For decades, scientists have been awestruck by diffuse streaks of energetic gamma rays with mysterious origins. Theories suggest that these bursts are caused by cataclysmic events, such as exploding stars or material ejected by the tidal forces of supermassive black holes. These tumultuous explosions spew out cosmic rays, which are streams of protons and other atomic debris. When ultra-high energy cosmic rays interact with interstellar gas within a galaxy, it sets off nuclear reactions that produce the gamma ray bursts that scientists have long observed. 

As observatories that focus on the high-energy universe have steadily improved, these diffuse gamma ray bursts have been detected at progressively greater energies. This week marked a new record in this effort: Scientists reported “for the first time, the long-awaited detection of diffuse gamma rays with energies between 100 TeV and 1 PeV in the Galactic disk,” according to a study published on Monday in Physical Review Letters.

To put that in perspective, the most powerful particle accelerator on Earth, CERN’s Large Hadron Collider in Geneva, blasts out beams at 6.5 teraelectron volts (TeV). The most energetic gamma ray burst observed in the new study reached an astonishing 957 TeV. The results hint at the existence of so-called “PeVatrons,” cosmic particle super-accelerators of unknown origin that may produce energetic bursts that exceed 1 PeV,  a value 1,000 times more energetic than a TeV. 


The new study described ultra-high-energy gamma rays observed with the Tibet ASγ experiment, an array on the Tibetan Plateau that covers nearly a square kilometer and that includes underground particle detectors.
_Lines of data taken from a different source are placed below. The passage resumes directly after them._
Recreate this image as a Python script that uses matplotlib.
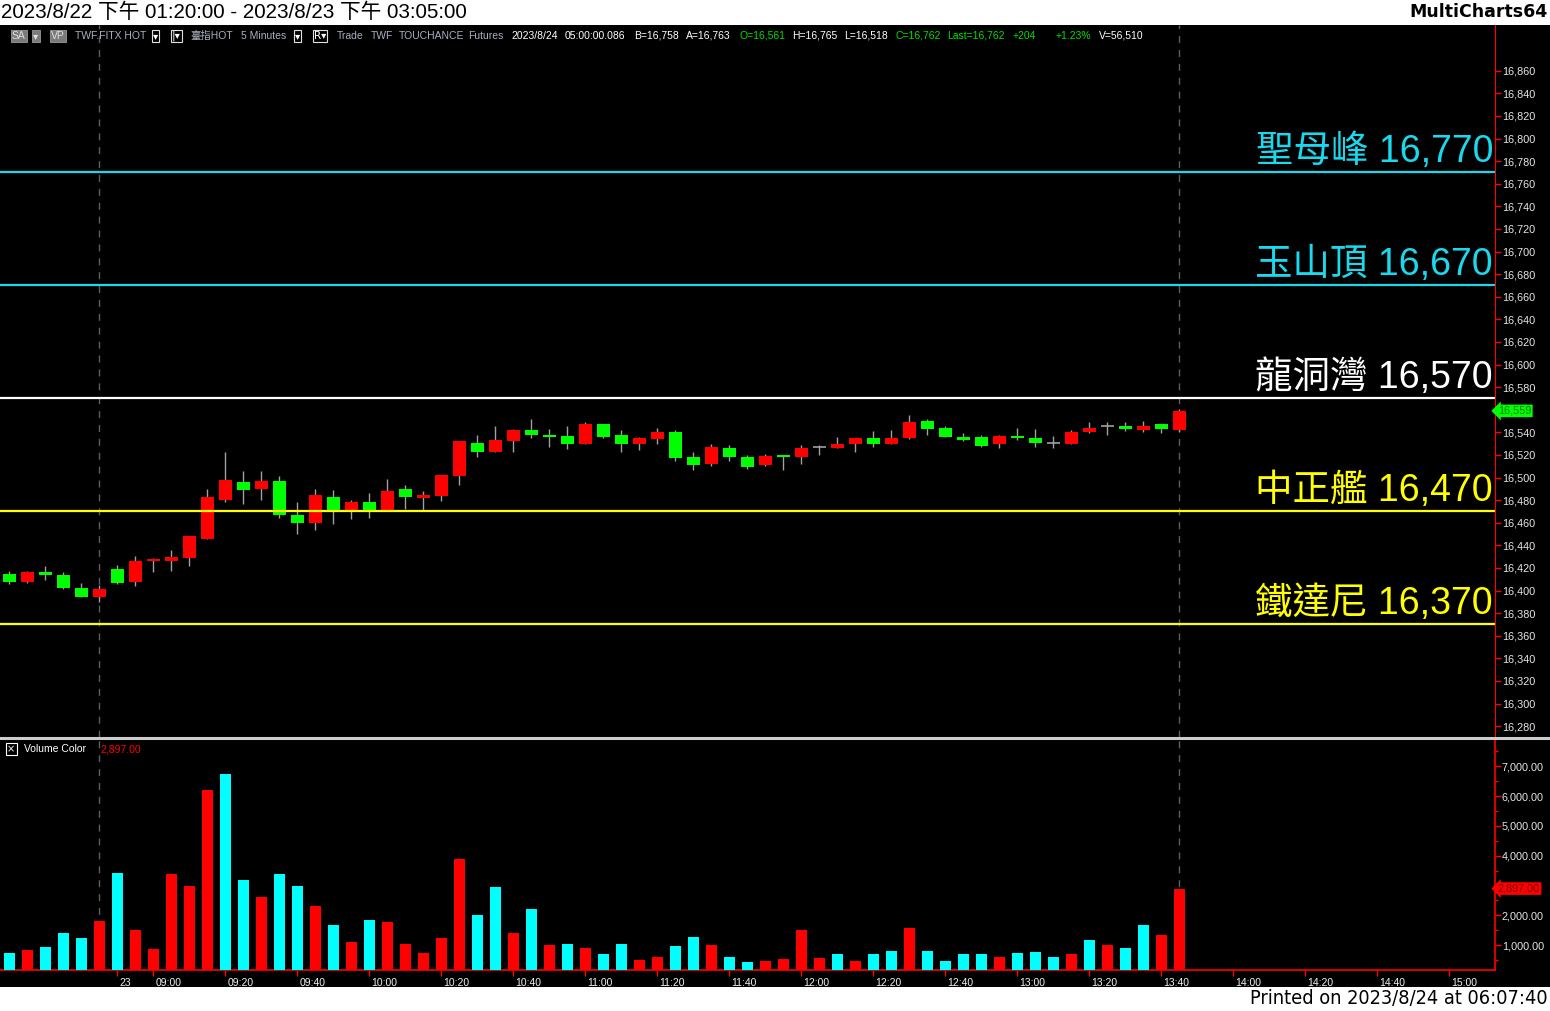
import numpy as np
import matplotlib
matplotlib.use('Agg')
import matplotlib.pyplot as plt
import matplotlib.transforms as mtransforms
from matplotlib.patches import Rectangle
from matplotlib.lines import Line2D
from matplotlib.ticker import FuncFormatter, MultipleLocator

plt.rcParams['font.family'] = ['Liberation Sans', 'Noto Sans CJK TC', 'DejaVu Sans']

# 台指期 5 分 K（8/22 夜盤尾段 + 8/23 日盤）
opens = [16415, 16408, 16416, 16414, 16402, 16394, 16419, 16408, 16426, 16426,
         16429, 16446, 16480, 16496, 16490, 16497, 16467, 16460, 16483, 16471,
         16478, 16471, 16490, 16482, 16484, 16501, 16531, 16523, 16532, 16542,
         16538, 16537, 16530, 16547, 16538, 16530, 16534, 16540, 16518, 16512,
         16526, 16518, 16511, 16520, 16518, 16527, 16526, 16530, 16535, 16530,
         16535, 16550, 16544, 16536, 16536, 16530, 16537, 16535, 16531, 16530,
         16540, 16546, 16546, 16542, 16547, 16542]
highs = [16417, 16417, 16422, 16416, 16407, 16405, 16423, 16431, 16429, 16436,
         16448, 16490, 16523, 16506, 16506, 16501, 16478, 16490, 16489, 16480,
         16486, 16499, 16493, 16488, 16502, 16532, 16538, 16546, 16543, 16552,
         16543, 16546, 16549, 16547, 16542, 16536, 16544, 16542, 16523, 16530,
         16529, 16520, 16521, 16520, 16529, 16529, 16536, 16535, 16541, 16542,
         16555, 16552, 16546, 16539, 16538, 16538, 16544, 16543, 16537, 16542,
         16549, 16549, 16549, 16550, 16547, 16561]
lows = [16406, 16407, 16409, 16401, 16394, 16390, 16406, 16404, 16416, 16417,
        16422, 16446, 16478, 16477, 16480, 16464, 16450, 16454, 16459, 16463,
        16464, 16471, 16472, 16471, 16479, 16493, 16518, 16523, 16523, 16535,
        16527, 16525, 16530, 16535, 16523, 16524, 16530, 16515, 16507, 16510,
        16515, 16508, 16510, 16507, 16512, 16520, 16526, 16523, 16527, 16530,
        16534, 16538, 16536, 16532, 16527, 16526, 16533, 16527, 16526, 16530,
        16539, 16538, 16541, 16540, 16539, 16540]
closes = [16408, 16416, 16414, 16402, 16394, 16401, 16407, 16426, 16428, 16430,
          16448, 16483, 16498, 16489, 16497, 16467, 16460, 16485, 16471, 16478,
          16471, 16488, 16483, 16485, 16502, 16532, 16523, 16533, 16542, 16538,
          16536, 16530, 16547, 16536, 16530, 16535, 16540, 16517, 16511, 16527,
          16518, 16509, 16519, 16518, 16526, 16527, 16530, 16535, 16530, 16535,
          16549, 16543, 16536, 16533, 16528, 16537, 16535, 16531, 16531, 16540,
          16544, 16546, 16543, 16546, 16543, 16559]
volumes = [748, 849, 950, 1424, 1254, 1795, 3417, 1524, 883, 3383,
           2978, 6188, 6729, 3180, 2606, 3383, 2978, 2301, 1693, 1119,
           1829, 1761, 1052, 748, 1254, 3900, 1997, 2944, 1424, 2200,
           1018, 1052, 916, 714, 1052, 510, 613, 985, 1287, 1018,
           613, 443, 477, 544, 1524, 578, 714, 477, 714, 815,
           1592, 815, 477, 714, 714, 613, 748, 782, 613, 714,
           1187, 1018, 916, 1693, 1355, 2897]
# c = 外盤(青), r = 內盤(紅)
vol_side = list("crcccrcrrr" "rrccrccrcr" "crrrrrccrc" "rcrccrrccr"
                "ccrrrrcrcc" "rccccrcccr" "crccrr")

time_ticks = [6, 8, 12, 16, 20, 24, 28, 32, 36, 40, 44, 48, 52, 56, 60, 64, 68, 72, 76, 80]
time_labels = ['23', '09:00', '09:20', '09:40', '10:00', '10:20', '10:40', '11:00', '11:20',
               '11:40', '12:00', '12:20', '12:40', '13:00', '13:20', '13:40', '14:00',
               '14:20', '14:40', '15:00']
session_marks = [5, 65]

levels = [16770, 16670, 16570, 16470, 16370]
level_names = ['聖母峰', '玉山頂', '龍洞灣', '中正艦', '鐵達尼']
level_colors = ['#19d9ee', '#19d9ee', '#ffffff', '#ffff00', '#ffff00']

W, H = 1550, 1011


def fx(px):
    return px / W


def fy(py):
    return 1 - py / H


fig = plt.figure(figsize=(15.5, 10.11), dpi=100, facecolor='white')
fig.patches.append(Rectangle((0, fy(987)), 1, (987 - 25) / H, transform=fig.transFigure,
                             facecolor='black', edgecolor='none', zorder=-10))

x = np.arange(len(closes))
o = np.array(opens)
c = np.array(closes)
xlim = (-0.522, 82.533)

# ---- 價格區 ----
ax = fig.add_axes([0, fy(737), fx(1495), (737 - 25) / H], facecolor='black')
ax.vlines(x, lows, highs, color='#a0a0a0', lw=1, zorder=2)
up = c > o
dn = c < o
eq = c == o
ax.bar(x[up], (c - o)[up], bottom=o[up], width=0.72, color='#ff0000', lw=0, zorder=3)
ax.bar(x[dn], (o - c)[dn], bottom=c[dn], width=0.72, color='#00ff00', lw=0, zorder=3)
ax.hlines(c[eq], x[eq] - 0.38, x[eq] + 0.38, color='#a0a0a0', lw=1.2, zorder=3)

for lv, name, col in zip(levels, level_names, level_colors):
    ax.axhline(lv, color=col, lw=1.6, zorder=4)
    ax.text(1493 / 1495, lv + 2, f'{name} {lv:,}', transform=ax.get_yaxis_transform(),
            ha='right', va='bottom', fontsize=27, color=col, zorder=5)

for m in session_marks:
    ax.axvline(m, color='#5e5e5e', lw=1, ls=(0, (5, 5)), zorder=1)

ax.set_xlim(*xlim)
ax.set_ylim(16270.4, 16900.5)
for s in ax.spines.values():
    s.set_visible(False)
ax.spines['right'].set_visible(True)
ax.spines['right'].set_color('#ff0000')
ax.yaxis.tick_right()
ax.set_yticks(np.arange(16280, 16861, 20))
# 最新價標籤蓋住的刻度不顯示文字
ax.yaxis.set_major_formatter(FuncFormatter(
    lambda v, p: '' if abs(v - closes[-1]) < 10 else f'{v:,.0f}'))
ax.tick_params(axis='y', colors='#ff0000', labelcolor='#e6e6e6', length=4, width=1,
               pad=0.8, labelsize=7.8)
ax.set_xticks([])

ax.text(1.002, closes[-1], f'{closes[-1]:,}', transform=ax.get_yaxis_transform(),
        ha='left', va='center', fontsize=7.8, color='#007a00', clip_on=False, zorder=6,
        bbox=dict(boxstyle='larrow,pad=0.12', fc='#00ff00', ec='none'))

# ---- 分隔線 ----
fig.add_artist(Line2D([0, 1], [fy(738), fy(738)], transform=fig.transFigure,
                      color='#cccccc', lw=2.2))

# ---- 成交量區 ----
axv = fig.add_axes([0, fy(970), fx(1495), (970 - 740) / H], facecolor='black')
vcols = ['#00ffff' if s == 'c' else '#ff0000' for s in vol_side]
axv.bar(x, volumes, width=0.62, color=vcols, lw=0, zorder=3)
for m in session_marks:
    axv.axvline(m, color='#5e5e5e', lw=1, ls=(0, (5, 5)), zorder=1)
axv.set_xlim(*xlim)
axv.set_ylim(168, 7878)
for s in axv.spines.values():
    s.set_visible(False)
for side in ['right', 'bottom']:
    axv.spines[side].set_visible(True)
    axv.spines[side].set_color('#ff0000')
    axv.spines[side].set_linewidth(1.2)
axv.yaxis.tick_right()
axv.set_yticks(range(1000, 8000, 1000))
axv.yaxis.set_minor_locator(MultipleLocator(500))
axv.yaxis.set_major_formatter(FuncFormatter(
    lambda v, p: '' if abs(v - volumes[-1]) < 500 else f'{v:,.2f}'))
axv.tick_params(axis='y', which='both', colors='#ff0000', labelcolor='#e6e6e6', length=4,
                width=1, pad=0.8, labelsize=7.8)
axv.tick_params(axis='y', which='minor', length=2)
axv.set_xticks(time_ticks)
axv.set_xticklabels(time_labels)
axv.tick_params(axis='x', colors='#ff0000', labelcolor='#f0f0f0', length=4, width=1,
                pad=2, labelsize=7.5)
shift = mtransforms.ScaledTranslation(2 / 100, 0, fig.dpi_scale_trans)
for lab in axv.get_xticklabels():
    lab.set_horizontalalignment('left')
    lab.set_transform(lab.get_transform() + shift)

axv.text(1.002, volumes[-1], f'{volumes[-1]:,.2f}', transform=axv.get_yaxis_transform(),
         ha='left', va='center', fontsize=7.8, color='#7a0000', clip_on=False, zorder=6,
         bbox=dict(boxstyle='larrow,pad=0.12', fc='#ff0000', ec='none'))

fig.text(fx(7), fy(749), '×', fontsize=7, color='white', ha='left', va='center',
         family='DejaVu Sans',
         bbox=dict(boxstyle='square,pad=0.15', fc='black', ec='white', lw=0.8))
fig.text(fx(24), fy(749), 'Volume Color', fontsize=7.5, color='white', va='center')
fig.text(fx(100), fy(749), f'{volumes[-1]:,.2f}', fontsize=7.5, color='#ff0000', va='center')

# ---- 標頭列 ----
hy = fy(36)
gray_box = dict(boxstyle='square,pad=0.12', fc='#7a7a7a', ec='#9a9a9a', lw=0.6)
line_box = dict(boxstyle='square,pad=0.1', fc='black', ec='#e0e0e0', lw=0.8)
fig.text(fx(12), hy, 'SA', fontsize=7.5, color='#e0e0e0', va='center', bbox=gray_box)
fig.text(fx(33), hy, '▾', fontsize=7.5, color='#e0e0e0', va='center', bbox=gray_box,
         family='DejaVu Sans')
fig.text(fx(51), hy, 'VP', fontsize=7.5, color='#e0e0e0', va='center', bbox=gray_box)
fig.text(fx(153), hy, '▾', fontsize=7.5, color='white', va='center', bbox=line_box,
         family='DejaVu Sans')
fig.text(fx(172), hy, '|▾', fontsize=7.5, color='white', va='center', bbox=line_box,
         family='DejaVu Sans')
fig.text(fx(295), hy, '▾', fontsize=7.5, color='white', va='center', bbox=line_box,
         family='DejaVu Sans')
fig.text(fx(314), hy, 'R▾', fontsize=7.5, color='white', va='center', bbox=line_box,
         family='DejaVu Sans')

header = [(75, 'TWF.FITX HOT', '#a8b0c0'), (190, '臺指HOT', '#a8b0c0'),
          (241, '5 Minutes', '#a8b0c0'), (337, 'Trade', '#a8b0c0'), (371, 'TWF', '#a8b0c0'),
          (399, 'TOUCHANCE', '#a8b0c0'), (468, 'Futures', '#a8b0c0'),
          (511, '2023/8/24', 'white'), (565, '05:00:00.086', 'white'),
          (634, 'B=16,758', 'white'), (686, 'A=16,763', 'white'),
          (739, 'O=16,561', '#00e000'), (792, 'H=16,765', 'white'),
          (844, 'L=16,518', 'white'), (895, 'C=16,762', '#00e000'),
          (947, 'Last=16,762', '#00e000'), (1013, '+204', '#00e000'),
          (1056, '+1.23%', '#00e000'), (1099, 'V=56,510', 'white')]
for px, txt, col in header:
    fig.text(fx(px), hy, txt, fontsize=7.5, color=col, va='center')

# ---- 上下白邊文字 ----
fig.text(fx(1), fy(12), '2023/8/22 下午 01:20:00 - 2023/8/23 下午 03:05:00',
         fontsize=14.9, color='black', va='center')
fig.text(fx(1548), fy(12), 'MultiCharts64', fontsize=12.5, weight='bold', color='black',
         ha='right', va='center', family='DejaVu Sans')
fig.text(fx(1548), fy(999), 'Printed on 2023/8/24 at 06:07:40', fontsize=14.3,
         color='black', ha='right', va='center', family='DejaVu Sans',
         fontstretch='condensed')

fig.savefig('out.png', dpi=100, facecolor='white')
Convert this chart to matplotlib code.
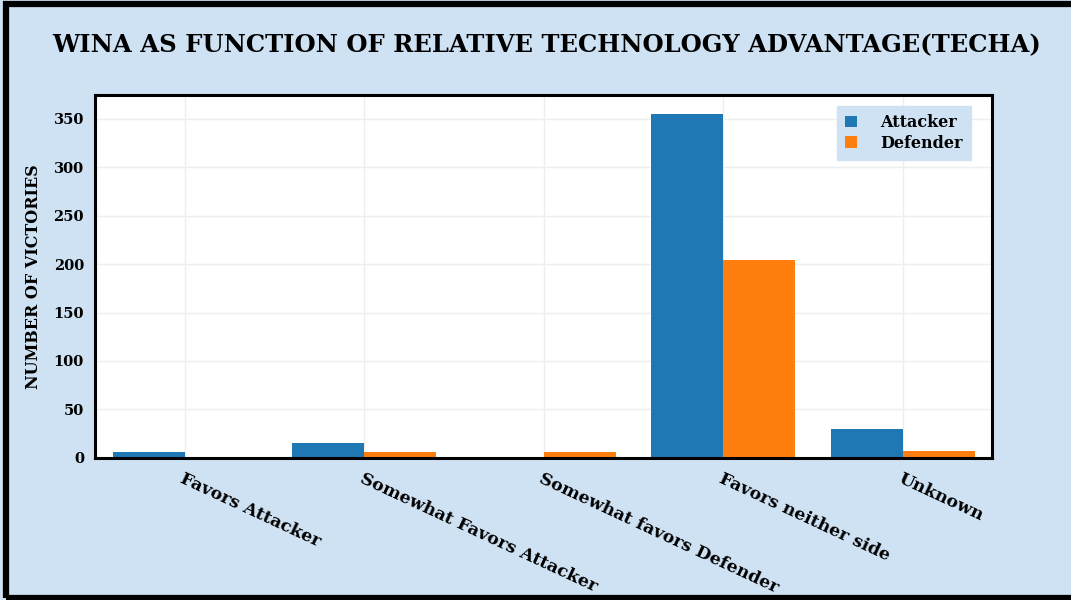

Twenty-three of the diffuse gamma rays were above 398 TeV and the one that approached 1 PeV was more than twice as energetic as the previous record-holder.

The Tibet ASγ collaboration was able to track down that now-dethroned gamma ray to its source in the Crab Nebula, which is the gassy remnant of a supernova. However, that case was an outlier; in general, it’s tricky to figure out what exactly might be causing these energetic light sources. 

Ultra-high-energy cosmic rays carry a charge, which makes them vulnerable to getting sent on circuitous twists and turns by all the various magnetic fields within the galaxy. Once the cosmic rays transform into gamma rays, their paths across the Milky Way become more straightforward, but by that point, it’s challenging to follow their tracks back to a source. 

Complicating matters further, it’s likely that many speculative PeVatrons don’t even exist anymore. The Tibet ASγ collaboration plans to follow up on this study by investigating whether any of the long-sought accelerators that created the observed bursts might still be alive and kicking out cosmic rays, or if their trails have now run cold for good.

"From dead PeVatrons, which are extinct like dinosaurs, we can only see the footprint—the cosmic rays they produced over a few million years, spread over the galactic disk," said study coauthor Masato Takita, a professor at the University of Tokyo’s Institute for Cosmic Ray Research, in a statement.

"But if we can locate real, active PeVatrons, we can study many more questions," he added.